Now, let’s look at Italy and Turkey – two countries Indians don’t often think about in the same breath as their own politics, but should.

Italy’s Giorgia Meloni, the far-right leader who came to power in 2022, remains standing. Her party still polls around 30% but the cracks are visible. At the end of last year, 51% of Italians disapproved of her government. In March this year, voters rejected her flagship justice reform in a referendum, with the opposition winning around 54% of the vote. It was a significant blow ahead of the general elections due in 2027.

Italy, like Hungary, bet on cultural nationalism while struggling to translate political stability into economic growth.

In Turkey, the picture is even starker. As recently as April 2026, only 11.8% of Turks believed the economy was being well managed, while 83.4% said it was poorly managed. This was an astonishing number that cut across party lines, including two-thirds of President Recep Tayyip Erdogan’s own AKP voters. The opposition CHP did better than the AKP in local polls last year and 67% of Turks said in July 2025 that they wanted the Erdogan era to end.

Erdogan responded to the growing resentment by having Istanbul’s Mayor Ekrem Imamoglu, his most credible challenger, arrested on charges widely seen as politically motivated. This sparked mass protests across Turkey.

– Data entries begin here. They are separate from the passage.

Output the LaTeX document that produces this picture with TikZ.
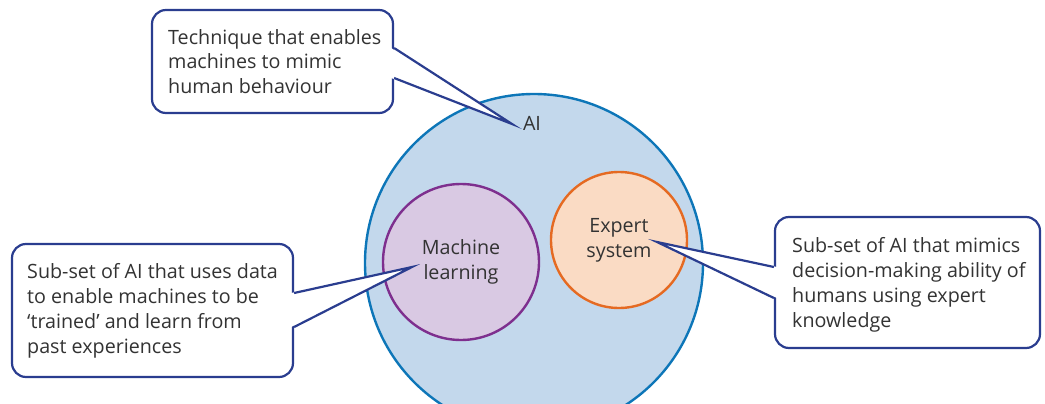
\documentclass[tikz,border=0pt]{standalone}
\usepackage{fontspec}
\setmainfont{Open Sans}
\definecolor{txt}{HTML}{333333}
\definecolor{callline}{HTML}{2A3D8F}
\definecolor{aifill}{HTML}{C3D8EC}
\definecolor{ailine}{HTML}{0D76B8}
\definecolor{mlfill}{HTML}{D9C9E3}
\definecolor{mlline}{HTML}{7E2F8E}
\definecolor{esfill}{HTML}{FADBC4}
\definecolor{esline}{HTML}{E56A22}
\begin{document}
\begin{tikzpicture}[x=1pt,y=-1pt,
  every node/.style={text=txt},
  lbl/.style={font=\fontsize{19.7}{25}\selectfont},
  callbox/.style={draw=callline, fill=white, line width=2.2pt, rounded corners=14pt, inner sep=0pt},
  calltext/.style={lbl, align=left, anchor=base west, inner sep=0pt},
  wedge/.style={fill=white},
  wedgeline/.style={draw=callline, line width=2.2pt, line join=miter},
  setcircle/.style={circle, line width=2.4pt, inner sep=0pt, lbl, align=center}
]
\useasboundingbox (0,0) rectangle (1045,404);
% circles
\node[setcircle, draw=ailine, fill=aifill, minimum size=338pt] (ai) at (534,263) {};
\node[lbl, anchor=base] (ailabel) at (532,131) {AI};
\node[setcircle, draw=mlline, fill=mlfill, minimum size=156pt] (ml) at (461,262) {Machine\\learning};
\node[setcircle, draw=esline, fill=esfill, minimum size=136pt] (es) at (619,240) {Expert\\system};
% tips
\coordinate (tipAI) at (512,124);
\coordinate (tipML) at (412,267);
\coordinate (tipES) at (657,242);
% top callout
\node[callbox, minimum width=241pt, minimum height=103pt] (boxTop) at (272.5,61.5) {};
\coordinate (t1) at (boxTop.east |- 0,48);
\coordinate (t2) at (boxTop.east |- 0,78);
\fill[wedge] ([xshift=-3pt]t1) -- (tipAI) -- ([xshift=-3pt]t2) -- cycle;
\draw[wedgeline] (t1) -- (tipAI) -- (t2);
\node[calltext] (txtTop) at (168,94) {Technique that enables\\machines to mimic\\human behaviour};
% left callout
\node[callbox, minimum width=281pt, minimum height=133pt] (boxLeft) at (152.5,310.5) {};
\coordinate (l1) at (boxLeft.east |- 0,293);
\coordinate (l2) at (boxLeft.east |- 0,327);
\fill[wedge] ([xshift=-3pt]l1) -- (tipML) -- ([xshift=-3pt]l2) -- cycle;
\draw[wedgeline] (l1) -- (tipML) -- (l2);
\node[calltext] (txtLeft) at (27,353) {Sub-set of AI that uses data\\to enable machines to be\\`trained' and learn from\\past experiences};
% right callout
\node[callbox, minimum width=265pt, minimum height=131pt] (boxRight) at (907.5,282.5) {};
\coordinate (r1) at (boxRight.west |- 0,267);
\coordinate (r2) at (boxRight.west |- 0,298);
\fill[wedge] ([xshift=3pt]r1) -- (tipES) -- ([xshift=3pt]r2) -- cycle;
\draw[wedgeline] (r1) -- (tipES) -- (r2);
\node[calltext] (txtRight) at (792,327) {Sub-set of AI that mimics\\decision-making ability of\\humans using expert\\knowledge};
\end{tikzpicture}
\end{document}
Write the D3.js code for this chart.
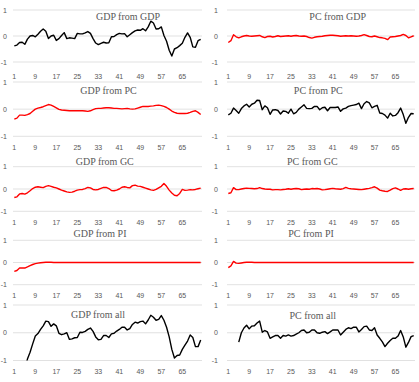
<!DOCTYPE html>
<html>
<head>
<meta charset="utf-8">
<script src="https://cdn.jsdelivr.net/npm/d3@7"></script>
<style>
  body { margin: 0; background: #fff; }
  svg { display: block; }
  .grid { stroke: #d9d9d9; stroke-width: 0.8; }
  .tick-label { font-family: "Liberation Sans", Arial, sans-serif; font-size: 7px; fill: #595959; }
  .title { font-family: "Liberation Serif", "Times New Roman", serif; font-size: 10px; fill: #595959; }
  .line { fill: none; stroke-width: 1.4; stroke-linejoin: round; }
</style>
</head>
<body>
<svg id="chart" width="419" height="382"></svg>
<script>
// impulse responses, 72 periods
var periods = d3.range(1, 73);
var xTickLabels = ["1", "9", "17", "25", "33", "41", "49", "57", "65"];
var yTicks = [1, 0, -1];

var gdpFromGdp = [-0.38,-0.35,-0.25,-0.24,-0.32,-0.12,0.0,0.02,-0.03,0.07,
  0.18,0.27,0.18,-0.1,0.0,0.03,-0.17,-0.1,0.02,0.13,
  -0.1,-0.07,-0.08,-0.1,0.1,0.08,0.08,0.12,0.17,0.1,
  -0.1,-0.27,-0.33,-0.28,-0.24,-0.27,-0.26,-0.03,-0.02,0.05,
  0.1,0.08,0.09,-0.03,0.05,0.13,0.2,0.23,0.22,0.28,
  0.2,0.35,0.57,0.5,0.27,0.28,0.35,0.02,-0.2,-0.55,
  -0.77,-0.5,-0.45,-0.37,-0.28,-0.05,0.12,-0.05,-0.42,-0.43,
  -0.18,-0.13];

var gdpFromPc = [-0.37,-0.33,-0.22,-0.22,-0.23,-0.2,-0.16,-0.08,0.0,0.04,
  0.06,0.09,0.13,0.17,0.15,0.1,0.05,-0.01,-0.03,-0.04,
  -0.05,-0.06,-0.06,-0.06,-0.06,-0.06,-0.06,-0.07,-0.08,-0.06,
  -0.02,0.02,0.03,0.03,0.04,0.05,0.05,0.04,0.03,0.03,
  0.02,0.01,0.02,0.03,0.01,0.0,0.01,0.04,0.07,0.1,
  0.1,0.1,0.11,0.12,0.14,0.15,0.13,0.1,0.06,0.0,
  -0.07,-0.12,-0.15,-0.16,-0.16,-0.16,-0.15,-0.12,-0.08,-0.06,
  -0.12,-0.2];

var gdpFromGc = [-0.38,-0.35,-0.22,-0.2,-0.23,-0.17,-0.08,0.02,0.08,0.1,
  0.08,0.06,0.12,0.15,0.12,0.08,0.05,0.0,-0.05,-0.09,
  -0.13,-0.15,-0.14,-0.1,-0.05,-0.03,-0.02,0.02,0.07,0.05,
  -0.02,-0.04,-0.02,0.03,0.07,0.07,0.02,-0.07,-0.08,-0.05,
  0.0,0.08,0.1,0.07,0.05,0.15,0.17,0.13,0.12,0.08,
  0.04,0.0,-0.04,-0.06,-0.02,0.05,0.12,0.25,0.12,-0.05,
  -0.18,-0.28,-0.3,-0.2,-0.02,-0.06,-0.05,-0.03,-0.04,-0.02,
  0.01,0.04];

var gdpFromPi = [-0.4,-0.36,-0.25,-0.24,-0.25,-0.2,-0.14,-0.09,-0.05,-0.03,
  -0.01,0.0,0.01,0.01,0.01,0,0,0,0,0,
  0,0,0,0,0,0,0,0,0,0,
  0,0,0,0,0,0,0,0,0,0,
  0,0,0,0,0,0,0,0,0,0,
  0,0,0,0,0,0,0,0,0,0,
  0,0,0,0,0,0,0,0,0,0,
  0,0];

var gdpFromAll = [null,null,null,null,-1.3,-0.95,-0.7,-0.4,-0.12,-0.03,
  0.12,0.25,0.42,0.4,0.23,0.32,0.25,-0.02,-0.07,-0.04,
  0.0,-0.24,-0.22,-0.18,-0.17,0.02,0.01,0.05,0.12,0.17,
  0.05,-0.15,-0.25,-0.24,-0.1,-0.1,-0.17,-0.04,-0.02,0.06,
  0.12,0.2,0.2,0.1,0.15,0.3,0.38,0.35,0.4,0.42,
  0.32,0.46,0.63,0.56,0.45,0.48,0.62,0.45,0.2,-0.15,
  -0.6,-0.91,-0.82,-0.8,-0.6,-0.45,-0.3,-0.08,-0.17,-0.5,
  -0.5,-0.26];

var pcFromGdp = [-0.25,-0.18,0.05,-0.03,-0.07,-0.03,0.0,0.02,0.0,-0.01,
  0.0,0.01,0.02,-0.03,-0.06,-0.02,-0.01,-0.04,-0.02,0.01,
  -0.02,-0.01,0.0,0.01,-0.01,0.01,0.02,0.0,-0.01,0.0,
  -0.02,-0.06,-0.08,-0.05,-0.03,-0.02,-0.01,0.01,0.02,0.03,
  0.03,0.02,0.01,-0.01,0.0,0.01,0.0,0.01,0.0,-0.01,
  0.0,0.02,0.05,0.02,-0.02,-0.03,0.0,-0.03,-0.06,-0.07,
  -0.09,-0.14,-0.04,-0.03,-0.02,0.0,0.02,0.06,0.02,-0.07,
  -0.03,0.01];

var pcFromPc = [-0.21,-0.15,0.04,-0.05,-0.15,0.02,0.12,0.18,0.08,0.18,
  0.22,0.33,0.32,-0.02,0.12,0.05,-0.19,-0.03,-0.02,-0.05,
  -0.18,-0.07,-0.08,-0.15,0.0,-0.17,-0.12,0.0,0.08,0.16,
  0.03,0.02,0.03,0.1,0.1,-0.02,0.05,0.07,-0.06,0.06,
  0.06,0.06,0.08,-0.08,0.01,0.04,0.1,0.13,0.15,0.17,
  0.22,0.02,0.2,0.28,0.23,0.05,0.1,0.14,-0.14,-0.16,
  -0.22,-0.33,-0.15,-0.25,-0.23,-0.13,0.04,-0.2,-0.52,-0.3,
  -0.16,-0.17];

var pcFromGc = [-0.2,-0.17,0.06,-0.03,-0.03,0.0,0.02,0.04,0.03,0.02,
  0.01,0.02,0.06,0.02,0.0,-0.01,-0.01,-0.04,-0.03,-0.03,
  -0.04,-0.02,-0.01,0.01,-0.01,0.01,0.02,0.01,-0.03,-0.01,
  0.0,-0.01,0.02,0.01,0.02,0.0,-0.04,-0.03,-0.01,0.01,
  0.03,0.01,0.0,-0.01,0.02,0.07,0.03,0.01,0.0,-0.01,
  -0.02,-0.03,-0.01,0.01,0.03,0.06,0.1,0.04,-0.05,-0.08,
  -0.1,-0.11,-0.05,0.02,0.05,0.0,-0.06,0.0,0.01,-0.01,
  0.01,0.02];

var pcFromPi = [-0.23,-0.15,0.05,-0.03,-0.04,-0.02,0.0,0.01,0.01,0.01,
  0,0,0,0,0,0,0,0,0,0,
  0,0,0,0,0,0,0,0,0,0,
  0,0,0,0,0,0,0,0,0,0,
  0,0,0,0,0,0,0,0,0,0,
  0,0,0,0,0,0,0,0,0,0,
  0,0,0,0,0,0,0,0,0,0,
  0,0];

var pcFromAll = [null,null,null,null,-0.34,0.0,0.17,0.27,0.14,0.24,
  0.25,0.35,0.42,0.02,0.08,0.03,-0.2,-0.15,-0.1,-0.1,
  -0.2,-0.1,-0.12,-0.08,-0.12,-0.1,-0.05,0.0,0.08,0.1,
  0.0,0.02,0.1,0.1,0.0,-0.02,0.02,0.04,-0.03,0.03,
  0.1,0.1,0.1,-0.08,0.02,0.12,0.18,0.15,0.2,0.2,
  0.03,0.12,0.22,0.24,0.1,0.08,0.18,-0.08,-0.2,-0.33,
  -0.5,-0.38,-0.28,-0.2,-0.2,-0.12,0.08,-0.15,-0.52,-0.35,
  -0.14,-0.1];

// layout of the 2 x 5 grid of small charts
var cols = [
  {x0: 13, x1: 202, labelX: 7},
  {x0: 227, x1: 415, labelX: 218}
];
var rows = [
  {top: 10, bottom: 62, labelGap: 16.5},
  {top: 82, bottom: 136.3, labelGap: 13.5},
  {top: 166.7, bottom: 211.3, labelGap: 13.5},
  {top: 240.3, bottom: 284.7, labelGap: 13.5},
  {top: 305, bottom: 360.5, labelGap: 13.5}
];

var panels = [
  {title: "GDP from GDP", values: gdpFromGdp, color: "#000", row: 0, col: 0, tx: 128, ty: 16.7},
  {title: "PC from GDP",  values: pcFromGdp,  color: "#ff0000", row: 0, col: 1, tx: 337.7, ty: 16.7},
  {title: "GDP from PC",  values: gdpFromPc,  color: "#ff0000", row: 1, col: 0, tx: 108.5, ty: 90.7},
  {title: "PC from PC",   values: pcFromPc,   color: "#000", row: 1, col: 1, tx: 318.3, ty: 90.7},
  {title: "GDP from GC",  values: gdpFromGc,  color: "#ff0000", row: 2, col: 0, tx: 104.8, ty: 161.7},
  {title: "PC from GC",   values: pcFromGc,   color: "#ff0000", row: 2, col: 1, tx: 312.3, ty: 161.7},
  {title: "GDP from PI",  values: gdpFromPi,  color: "#ff0000", row: 3, col: 0, tx: 100, ty: 233},
  {title: "PC from PI",   values: pcFromPi,   color: "#ff0000", row: 3, col: 1, tx: 311, ty: 233},
  {title: "GDP from all", values: gdpFromAll, color: "#000", row: 4, col: 0, tx: 98, ty: 314.3},
  {title: "PC from all",  values: pcFromAll,  color: "#000", row: 4, col: 1, tx: 312.8, ty: 315}
];

var svg = d3.select("#chart");
var defs = svg.append("defs");

panels.forEach(function(p, k) {
    var c = cols[p.col], r = rows[p.row];

    var x = d3.scalePoint()
              .domain(periods)
              .range([c.x0, c.x1])
              .padding(0.5);

    var y = d3.scaleLinear()
              .domain([-1, 1])
              .range([r.bottom, r.top]);

    var g = svg.append("g");

    // gridlines
    g.selectAll(".grid")
     .data(yTicks)
     .enter()
     .append("line")
     .attr("class", "grid")
     .attr("x1", c.x0)
     .attr("x2", c.x1)
     .attr("y1", d => y(d))
     .attr("y2", d => y(d));

    // y labels
    g.selectAll(".ylab")
     .data(yTicks)
     .enter()
     .append("text")
     .attr("class", "tick-label")
     .attr("text-anchor", "end")
     .attr("x", c.labelX)
     .attr("y", d => y(d) + 2.5)
     .text(d => d);

    // x labels
    g.selectAll(".xlab")
     .data(xTickLabels)
     .enter()
     .append("text")
     .attr("class", "tick-label")
     .attr("text-anchor", "middle")
     .attr("x", d => x(+d))
     .attr("y", r.bottom + r.labelGap)
     .text(d => d);

    // clip to the -1..1 range
    defs.append("clipPath")
        .attr("id", "clip" + k)
        .append("rect")
        .attr("x", c.x0)
        .attr("y", r.top)
        .attr("width", c.x1 - c.x0)
        .attr("height", r.bottom - r.top);

    var line = d3.line()
                 .defined(d => d[1] !== null)
                 .x(d => x(d[0]))
                 .y(d => y(d[1]));

    g.append("path")
     .attr("class", "line")
     .attr("clip-path", "url(#clip" + k + ")")
     .attr("stroke", p.color)
     .datum(periods.map((t, i) => [t, p.values[i]]))
     .attr("d", line);

    g.append("text")
     .attr("class", "title")
     .attr("text-anchor", "middle")
     .attr("x", p.tx)
     .attr("y", p.ty + 3.5)
     .text(p.title);
});
</script>
</body>
</html>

When a government imprisons the opposition, it is not demonstrating strength but fear.

What about India?

The 2024 election delivered a verdict that the BJP’s strategists had not expected. The party won 240 seats, down sharply from the 303 it held in 2019 and well short of the 272 needed for a majority. For the first time in a decade, Prime Minister Narendra Modi needed to depend on coalition partners. The opposition INDIA alliance, written off by virtually every exit poll, won 230-odd seats. It was a performance that returned the Congress to the status of a genuine opposition for the first time in a decade.

What drove those numbers? Much the same forces at work in Hungary: economic anxiety, unemployment, the sense that growth numbers do not reflect the lived reality. The BJP had campaigned on “400 paar” and the electorate’s response was a polite but firm no.

Here’s where the comparison requires caution. Unlike Hungary, the Indian opposition has not yet coalesced around a single challenger with a compelling narrative. INDIA remains an alliance of convenience, held together (barely) more by what it opposes than what it stands for. The factors that might fuel a reckoning include youth unemployment, rural distress, a middle class that feels embattled even as GDP numbers look respectable.

But conditions and outcomes are not the same thing. Hungary had grievance and alternative. India has the grievance but the alternative remains a work in progress.

The long arc

None of this is to say that right-wing nationalism is on its last legs. It remains formidable in much of Europe and has deep roots in countries like Turkey and India. The anxieties that fuelled it – economic insecurity, cultural displacement – have not retreated. But what Hungary tells us, what Poland hinted at, is that the authoritarian bargain eventually exhausts itself. When a government promises order and delivers stagnation, promises sovereignty and delivers oligarchy, promises national pride and delivers embarrassment, even its most loyal voters begin to look elsewhere. The question is whether the opposition is ready when that moment arrives.

 

Change, when it comes, rarely announces itself dramatically. It arrives as it did along the Danube on a Sunday night, in the form of a quiet majority that finally decided it had had enough. Whether that majority is forming in Turkey, Italy or here at home is a question only the next election will answer.